*** Collected data

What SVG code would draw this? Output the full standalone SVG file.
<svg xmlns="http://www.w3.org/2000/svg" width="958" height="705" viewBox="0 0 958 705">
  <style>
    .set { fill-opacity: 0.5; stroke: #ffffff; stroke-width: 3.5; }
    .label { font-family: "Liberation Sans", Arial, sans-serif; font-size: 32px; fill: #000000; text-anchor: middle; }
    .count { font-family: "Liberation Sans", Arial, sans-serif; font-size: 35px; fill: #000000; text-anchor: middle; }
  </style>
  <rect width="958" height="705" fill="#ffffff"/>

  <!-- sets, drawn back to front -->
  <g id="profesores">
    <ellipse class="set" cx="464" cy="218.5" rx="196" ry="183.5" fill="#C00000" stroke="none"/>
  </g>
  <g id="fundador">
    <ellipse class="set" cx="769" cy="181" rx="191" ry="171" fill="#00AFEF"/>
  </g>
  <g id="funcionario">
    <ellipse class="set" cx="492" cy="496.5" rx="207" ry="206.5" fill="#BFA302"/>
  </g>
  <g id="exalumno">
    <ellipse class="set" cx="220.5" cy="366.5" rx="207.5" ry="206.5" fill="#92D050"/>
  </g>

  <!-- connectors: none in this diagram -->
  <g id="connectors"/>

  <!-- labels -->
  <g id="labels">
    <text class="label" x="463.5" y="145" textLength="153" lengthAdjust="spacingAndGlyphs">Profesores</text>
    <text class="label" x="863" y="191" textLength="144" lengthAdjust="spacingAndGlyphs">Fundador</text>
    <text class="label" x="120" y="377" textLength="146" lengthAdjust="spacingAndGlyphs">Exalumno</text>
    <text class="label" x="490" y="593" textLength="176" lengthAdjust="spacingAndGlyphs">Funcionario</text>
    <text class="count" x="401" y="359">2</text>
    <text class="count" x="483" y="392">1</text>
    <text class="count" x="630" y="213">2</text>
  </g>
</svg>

******

• **Exercise objective**
Restate the listing in full, word for word.

• **Final result**
What SVG code would draw this? Output the full standalone SVG file.
<svg xmlns="http://www.w3.org/2000/svg" width="958" height="705" viewBox="0 0 958 705">
  <style>
    .set { fill-opacity: 0.5; stroke: #ffffff; stroke-width: 3.5; }
    .label { font-family: "Liberation Sans", Arial, sans-serif; font-size: 32px; fill: #000000; text-anchor: middle; }
    .count { font-family: "Liberation Sans", Arial, sans-serif; font-size: 35px; fill: #000000; text-anchor: middle; }
  </style>
  <rect width="958" height="705" fill="#ffffff"/>

  <!-- sets, drawn back to front -->
  <g id="profesores">
    <ellipse class="set" cx="464" cy="218.5" rx="196" ry="183.5" fill="#C00000" stroke="none"/>
  </g>
  <g id="fundador">
    <ellipse class="set" cx="769" cy="181" rx="191" ry="171" fill="#00AFEF"/>
  </g>
  <g id="funcionario">
    <ellipse class="set" cx="492" cy="496.5" rx="207" ry="206.5" fill="#BFA302"/>
  </g>
  <g id="exalumno">
    <ellipse class="set" cx="220.5" cy="366.5" rx="207.5" ry="206.5" fill="#92D050"/>
  </g>

  <!-- connectors: none in this diagram -->
  <g id="connectors"/>

  <!-- labels -->
  <g id="labels">
    <text class="label" x="463.5" y="145" textLength="153" lengthAdjust="spacingAndGlyphs">Profesores</text>
    <text class="label" x="863" y="191" textLength="144" lengthAdjust="spacingAndGlyphs">Fundador</text>
    <text class="label" x="120" y="377" textLength="146" lengthAdjust="spacingAndGlyphs">Exalumno</text>
    <text class="label" x="490" y="593" textLength="176" lengthAdjust="spacingAndGlyphs">Funcionario</text>
    <text class="count" x="401" y="359">2</text>
    <text class="count" x="483" y="392">1</text>
    <text class="count" x="630" y="213">2</text>
  </g>
</svg>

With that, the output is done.